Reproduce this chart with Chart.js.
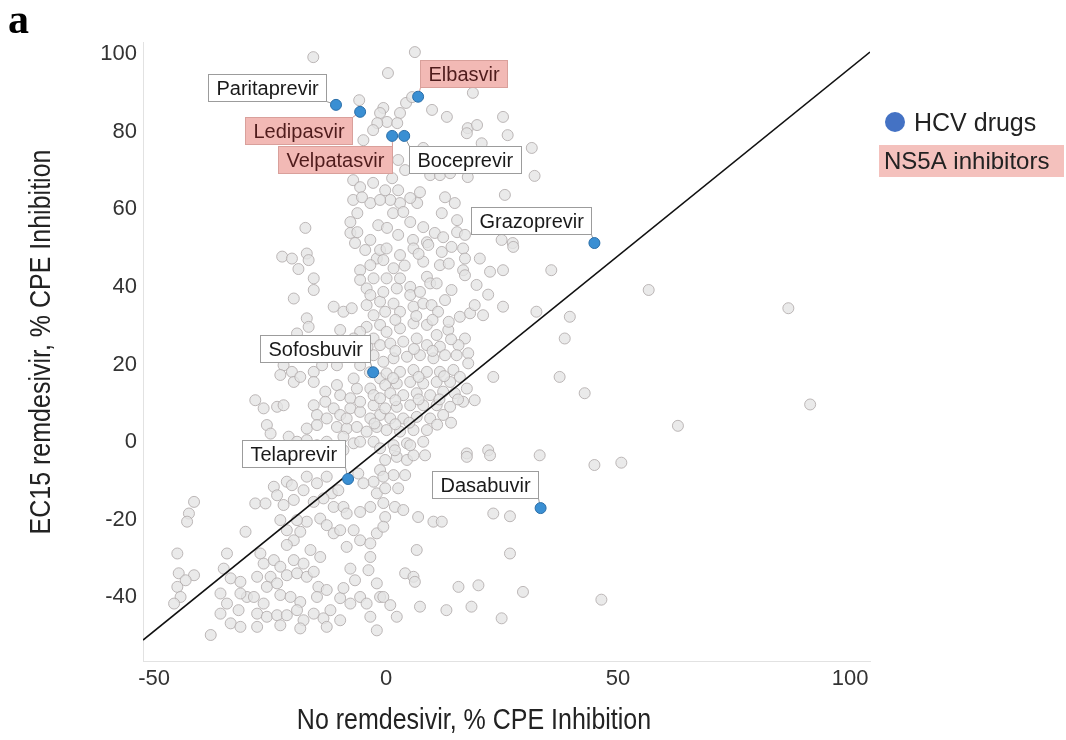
<!DOCTYPE html>
<html><head><meta charset="utf-8">
<script src="https://cdn.jsdelivr.net/npm/chart.js@4.4.1/dist/chart.umd.min.js"></script>
<style>html,body{margin:0;padding:0;background:#fff;}canvas{display:block;}</style>
</head><body>
<canvas id="c" width="1066" height="740"></canvas>
<script>
// ---------------- data ----------------
const xTickLabels = [-50, 0, 50, 100];
const yTickLabels = [-40, -20, 0, 20, 40, 60, 80, 100];

const hcvNames = ["Paritaprevir","Ledipasvir","Elbasvir","Velpatasvir","Boceprevir","Grazoprevir","Sofosbuvir","Telaprevir","Dasabuvir"];
const hcvX = [-10.8, -5.6, 6.9, 1.3, 3.9, 44.9, -2.8, -8.2, 33.3];
const hcvY = [86.9, 85.1, 89.0, 78.9, 78.9, 51.3, 18.0, -9.5, -17.0];
const hcvNS5A = [false, true, true, true, false, false, false, false, false];

const diagX = [-52.4, 104.3];
const diagY = [-51.0, 100.5];

const otherX = [
-15.7,6.2,0.4,-5.8,18.7,4.3,5.6,-0.6,9.9,13.1,3,0.2,2.4,25.2,17.6,19.6,17.4,26.2,-1.3,-1.9,-2.8,-4.9,
20.6,31.4,8,14.8,32,9.5,11.6,13.8,17.6,-7.1,-5.6,-2.8,4.1,1.3,
25.6,12.7,14.8,7.3,6.7,5.2,3,0.9,1.5,3.7,12,15.3,5.2,8,10.5,12.3,15.3,17,24.9,27.3,5.8,8.8,-7.1,-3.4,-1.3,-7.7,-6.2,-7.7,-6.2,-17.4,-3.4,-1.7,
2.6,-5.2,-0.2,2.6,0.2,2.6,-4.5,-6.7,
-22.4,-20.3,-17.1,-16.7,-18.9,-15.6,-15.6,-19.9,-5.6,-5.6,-4.2,-2.7,-2,-1.3,-11.3,-9.2,-7.4,-4.2,-2.7,-17.1,-16.7,-9.9,-4.2,-2.7,-19.2,-22.1,-20.3,-22.8,-19.9,-18.5,-15.6,-15.6,-13.8,-10.6,-13.1,-10.6,-9.9,-7.7,-6.3,-3.4,-1.3,-28.2,-26.4,-23.5,-22.1,-15.6,-14.9,-13.1,-11.3,-9.9,-7.7,-5.6,-2.7,-1.3,-25.7,-24.9,-17.1,-14.9,-10.6,-8.5,-6.3,-21,-19.2,-17.1,-12.8,-7,-2.7,-4.2,-2,-17.1,-7.7,-3.4,
-1.3,-3.4,-1.3,-5.6,-7,-2.7,-1.3,-5.6,-7,-5.6,-2.7,-1.3,-8.5,-3.4,-12.8,-9.2,-5.6,-14.9,-19.2,-9.2,-1.3,
0.1,3,5.9,9.1,12,14.1,16.6,20.2,22.4,25.2,27.4,35.6,39.6,38.5,37.4,42.8,32.4,25.2,23.1,17,16.6,17,14.1,11.6,8,8.8,9.5,10.9,5.2,5.2,2.3,0.1,1.6,3,5.9,8,9.8,11.2,12.7,15.9,18.1,19.1,20.9,13.4,17,15.6,17.7,17.7,15.2,10.9,8.8,5.9,3,0.1,0.9,3.7,6.6,8.8,11.6,12.7,10.2,7.3,4.5,1.6,-0.6,0.1,3,5.9,8.8,11.6,14.5,15.9,13.8,10.9,8,5.2,2.3,-0.2,0.9,3.7,6.6,9.5,12.3,14.8,17.4,19.1,16.6,13.8,10.9,8,5.2,2.3,-0.2,0.9,3.7,6.6,9.5,12.3,8.8,5.9,3,0.1,8,4.5,1.6,17.4,22,33.1,-0.6,1.6,3,-0.6,-0.2,7.3,
2,5,11,14,2,7,11.5,15.5,1.5,7,12.5,2,6,10,14,2,6.5,10,13.5,-2.5,-3.5,-4,4,7,13.5,19.5,22,
56.6,86.7,91.4,62.9,
-41.4,-42.5,-42.9,-45,-44.7,-41.4,-43.2,-45,-44.3,-45.7,-37.8,-30.3,-34.3,-35,-33.5,-31.4,-35.7,-34.3,-35.7,-33.5,-31.8,-30,-31.4,-28.2,-26,-24.2,-23.5,-21.4,-20.3,-22.1,-19.9,-17.8,-17.1,-14.9,-12.8,-11.7,-10.3,-13.5,-15.6,-11.3,-9.2,-8.5,-5.6,-3.4,-2,-2.7,-1.3,-4.9,-6,-14.2,-12.8,-11.3,-9.9,-17.1,-19.2,-22.8,-21.4,-18.5,-19.9,-21.4,-16.3,-14.2,-8.5,-7,-5.6,-3.4,-2,-3.4,-7.7,-3.8,-27.1,-26.4,-24.2,-22.8,-27.8,-24.9,-25.7,-23.5,-21.4,-19.2,-17.1,-19.9,-17.8,-15.6,-14.6,-14.9,-22.8,-20.6,-18.5,-28.5,-26.4,-27.8,-25.7,-23.5,-21.4,-19.2,-17.8,-15.6,-13.5,-12,-9.9,-12.8,-27.8,-31.4,-22.8,-18.5,-9.9,-7.7,-5.6,-4.2,-3.4,-2,-1.3,-2,-9.2,-6.7,-12.8,
-0.2,2.3,4.5,5.9,4.1,1.6,-0.6,2.6,-0.2,1.9,3.7,-0.2,-0.6,6.9,10.2,12,17.4,22.4,44.9,50.7,23.1,26.7,6.6,26.7,4.1,5.9,6.2,15.6,19.9,29.5,46.4,-0.6,0.9,2.3,7.3,13,18.4,24.9,-0.6,1.9,5.2,8.4
];
const otherY = [
99.2,100.5,95.1,88.1,90,87.4,88.9,86.1,85.6,83.8,84.8,82.5,82.2,83.8,80.9,81.7,79.6,79.1,84.8,82.2,80.4,77.8,
77,75.8,75.8,74,68.6,68.8,68.8,69.3,68.3,67.5,65.7,66.8,70.1,68,
63.7,63.1,61.6,64.4,61.6,62.9,61.6,62.4,59,59.3,59,57.2,56.7,55.4,53.9,52.8,54.1,53.4,52.1,51.3,52.1,51.5,62.4,61.6,62.4,56.7,59,53.9,54.1,55.2,52.1,55.9,
72.7,63.1,64.9,64.9,55.2,53.4,49.5,51.3,
47.8,47.3,48.6,46.9,44.6,42.2,39.2,37,44.3,41.8,39.6,42.2,47.3,49.5,34.9,33.6,34.5,35.3,32.7,31.9,29.7,28.9,29.7,26.7,28,19.8,18.1,17.3,15.5,16.8,18.1,15.5,19.8,19.8,13,14.7,12.1,11.3,13.8,13.8,16.4,10.8,8.7,9.1,9.5,9.5,7,10.4,8.7,7,8.7,7.8,9.5,7,4.4,2.2,3.5,4.4,3.9,3.5,3.9,1.4,0.1,0.5,0.1,-0.3,0.1,2.7,3.9,25,25,45.6,
36.2,37.9,30.2,28.4,26.7,22.4,25,19.8,16.4,10.4,12.1,11.3,6.1,6.1,6.1,1.4,0.1,-0.8,-2.5,-2.1,-1.6,
49.9,48.2,49.9,50.8,49,50.3,49.9,47.3,43.9,44.3,50.3,44.3,32.3,26.7,16.8,12.6,33.6,34.9,16.8,47.3,44.3,43,39.2,45.6,46.5,42.6,40.9,40.9,40,37.9,39.6,42.2,35.7,33.6,34.9,35.7,35.3,33.6,36.6,32.3,33.2,35.3,32.7,28.9,26.7,25,22.9,20.3,22.4,27.6,30.2,30.6,29.3,28.4,25.4,25.9,26.7,25,24.6,22.4,21.6,22.4,22,21.6,20.7,17.7,18.1,18.6,18.1,18.1,18.6,16.8,15.5,15.5,15.1,15.5,15.1,14.7,12.6,12.1,12.6,12.1,13,12.6,13.8,10.8,10.4,9.1,9.5,9.5,9.5,9.1,8.7,6.1,6.1,6.5,6.1,7,3.1,3.1,2.7,3.1,0.1,-0.3,-0.8,-2.9,-2.1,-3.4,46.9,44.8,42.2,38.7,33.6,38.7,
4.6,5,4.5,5,10.8,11,11,11,16.5,16.8,17,23.5,24,23.5,26.5,31.5,32.5,31.5,31,4.8,18,24.5,45.5,48.5,46,40.5,38,
39.2,34.5,9.7,4.2,
-15.4,-18.4,-20.5,-28.7,-33.8,-34.3,-35.6,-37.3,-39.9,-41.6,-49.7,-23.1,-28.7,-32.6,-35.1,-36,-39,-41.6,-44.2,-46.7,-43.3,-39.9,-39,-15.8,-15.8,-11.5,-13.7,-10.2,-11.1,-16.2,-14.9,-12.4,-8.9,-10.6,-8.9,-13.2,-12.4,-14.5,-15.4,-16.7,-16.7,-18.4,-18,-16.7,-13.2,-10.2,-7.2,-10.6,-8.1,-19.7,-21.4,-23.5,-22.7,-20.5,-20.1,-20.1,-22.7,-23.1,-25.3,-26.5,-27.8,-29.6,-27,-22.7,-25.3,-26.1,-23.5,-29.6,-32.6,-33,-28.7,-31.3,-30.4,-32.1,-34.7,-34.7,-37.3,-36.4,-34.3,-33.8,-34.7,-30.4,-31.3,-33.4,-37.3,-39.9,-39.4,-39.9,-41.2,-39.9,-41.6,-44.2,-45,-44.6,-44.6,-43.3,-45.9,-44.2,-45.4,-43.3,-45.9,-47.6,-47.6,-47.6,-47.2,-48,-40.2,-41.6,-39.9,-41.6,-45,-48.5,-39.9,-36.4,-37.6,-35.6,-38.1,
-4.6,-3.8,-4.6,-3.4,-8.5,-8.5,-8.9,-11.9,-11.9,-16.7,-17.5,-19.3,-21.8,-19.3,-20.5,-20.5,-3.8,-3.4,-5.9,-5.3,-18.4,-19.1,-27.8,-28.7,-33.8,-34.7,-36,-37.3,-36.9,-38.6,-40.6,-39.9,-42,-45,-42.4,-43.3,-42.4,-45.4,-15.7,-2.1,-0.8,-3.4
];

// ---------------- layout (pixels, not data) ----------------
const labelOffsets = {
  Paritaprevir:[-128,-31], Ledipasvir:[-115,5], Elbasvir:[2,-37], Velpatasvir:[-114,10],
  Boceprevir:[5,10], Grazoprevir:[-123,-36], Sofosbuvir:[-113,-37], Telaprevir:[-106,-39], Dasabuvir:[-109,-37]
};
const FONT = '"Liberation Sans", Arial, Helvetica, sans-serif';

function pts(xs, ys){ return xs.map((x,i)=>({x:x, y:ys[i]})); }

const annotPlugin = {
  id:'annot',
  afterDatasetDraw(chart, args){
    if (args.index !== 2) return;
    const ctx = chart.ctx, xs = chart.scales.x, ys = chart.scales.y;
    ctx.save();
    ctx.font = '20px ' + FONT;
    ctx.textBaseline = 'middle';
    hcvNames.forEach((n,i)=>{
      const px = xs.getPixelForValue(hcvX[i]), py = ys.getPixelForValue(hcvY[i]);
      const off = labelOffsets[n];
      const tw = ctx.measureText(n).width;
      const w = Math.round(tw + 16), h = 27;
      const bx = Math.round(px + off[0]) + 0.5, by = Math.round(py + off[1]) + 0.5;
      const corners = [[bx,by],[bx+w,by],[bx,by+h],[bx+w,by+h]];
      let best = corners[0], bd = 1e9;
      corners.forEach(c=>{const d=(c[0]-px)**2+(c[1]-py)**2; if(d<bd){bd=d;best=c;}});
      ctx.strokeStyle = hcvNS5A[i] ? '#d49a95' : '#9a9a9a';
      ctx.lineWidth = 1;
      ctx.beginPath(); ctx.moveTo(best[0],best[1]); ctx.lineTo(px,py); ctx.stroke();
      ctx.fillStyle = hcvNS5A[i] ? '#f2b9b5' : '#ffffff';
      ctx.fillRect(bx,by,w,h);
      ctx.strokeStyle = hcvNS5A[i] ? '#d9a09b' : '#9c9c9c';
      ctx.strokeRect(bx,by,w,h);
      ctx.fillStyle = hcvNS5A[i] ? '#4f1c1c' : '#1a1a1a';
      ctx.textAlign = 'left';
      ctx.fillText(n, bx + 8, by + h/2 + 1);
    });
    ctx.restore();
  },
  afterDraw(chart){
    const ctx = chart.ctx;
    ctx.save();
    ctx.fillStyle = '#222';
    ctx.textAlign = 'center'; ctx.textBaseline = 'middle';
    ctx.font = '25px ' + FONT;
    ctx.save(); ctx.translate(474, 721); ctx.scale(1, 1.2);
    ctx.fillText('No remdesivir, % CPE Inhibition', 0, 0); ctx.restore();
    ctx.save(); ctx.translate(42, 342); ctx.rotate(-Math.PI/2); ctx.scale(1, 1.2);
    ctx.fillText('EC15 remdesivir, % CPE Inhibition', 0, 0); ctx.restore();
    ctx.fillStyle = '#4472c4';
    ctx.beginPath(); ctx.arc(895, 122, 10, 0, Math.PI*2); ctx.fill();
    ctx.fillStyle = '#f4c1bd';
    ctx.fillRect(879, 145, 185, 32);
    ctx.fillStyle = '#222'; ctx.textAlign = 'left';
    ctx.font = '25px ' + FONT;
    ctx.fillText('HCV drugs', 914, 124);
    ctx.font = '24px ' + FONT;
    ctx.fillText('NS5A inhibitors', 884, 162);
    ctx.font = 'bold 42px "Liberation Serif", "Times New Roman", serif';
    ctx.textBaseline = 'alphabetic';
    ctx.fillStyle = '#000';
    ctx.fillText('a', 8, 33);
    ctx.restore();
  }
};

new Chart(document.getElementById('c'), {
  type: 'scatter',
  data: {
    datasets: [
      { label:'HCV drugs', data: pts(hcvX, hcvY), order:1,
        pointRadius:5.5, pointBorderWidth:1, backgroundColor:'#3a8fd3', borderColor:'#2a6ea8' },
      { label:'diag', type:'line', data: pts(diagX, diagY), order:2, showLine:true,
        pointRadius:0, borderColor:'#111', borderWidth:1.6, fill:false },
      { label:'Other', data: pts(otherX, otherY), order:3,
        pointRadius:5.5, pointBorderWidth:1, backgroundColor:'rgba(228,228,228,0.78)', borderColor:'rgba(178,172,172,0.85)' }
    ]
  },
  options: {
    responsive:false, animation:false, devicePixelRatio:1, events:[],
    layout:{ padding:{ left:0, top:42, right:196, bottom:0 } },
    plugins:{ legend:{display:false}, tooltip:{enabled:false} },
    scales:{
      x:{ type:'linear', min:-52.4, max:104.3,
        grid:{display:false, drawTicks:false},
        border:{display:true, color:'#e2e2e2', width:1},
        ticks:{ font:{size:22, family:FONT}, color:'#333', padding:5 },
        afterBuildTicks:(s)=>{ s.ticks = xTickLabels.map(v=>({value:v})); },
        afterFit:(s)=>{ s.height = 79; } },
      y:{ type:'linear', min:-56.4, max:103.1,
        grid:{display:false, drawTicks:false},
        border:{display:true, color:'#e2e2e2', width:1},
        ticks:{ font:{size:22, family:FONT}, color:'#333', padding:6 },
        afterBuildTicks:(s)=>{ s.ticks = yTickLabels.map(v=>({value:v})); },
        afterFit:(s)=>{ s.width = 143; } }
    }
  },
  plugins:[annotPlugin]
});
</script>
</body></html>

^^^^^^^^^^^^^^^^

Work to be completed:
In the data above, please extract the lines from the first one through the line with "const diagY = [-51.0, 100.5];", exactly, and keep pictures out.

Exercise response:
Reproduce this chart with Chart.js.
<!DOCTYPE html>
<html><head><meta charset="utf-8">
<script src="https://cdn.jsdelivr.net/npm/chart.js@4.4.1/dist/chart.umd.min.js"></script>
<style>html,body{margin:0;padding:0;background:#fff;}canvas{display:block;}</style>
</head><body>
<canvas id="c" width="1066" height="740"></canvas>
<script>
// ---------------- data ----------------
const xTickLabels = [-50, 0, 50, 100];
const yTickLabels = [-40, -20, 0, 20, 40, 60, 80, 100];

const hcvNames = ["Paritaprevir","Ledipasvir","Elbasvir","Velpatasvir","Boceprevir","Grazoprevir","Sofosbuvir","Telaprevir","Dasabuvir"];
const hcvX = [-10.8, -5.6, 6.9, 1.3, 3.9, 44.9, -2.8, -8.2, 33.3];
const hcvY = [86.9, 85.1, 89.0, 78.9, 78.9, 51.3, 18.0, -9.5, -17.0];
const hcvNS5A = [false, true, true, true, false, false, false, false, false];

const diagX = [-52.4, 104.3];
const diagY = [-51.0, 100.5];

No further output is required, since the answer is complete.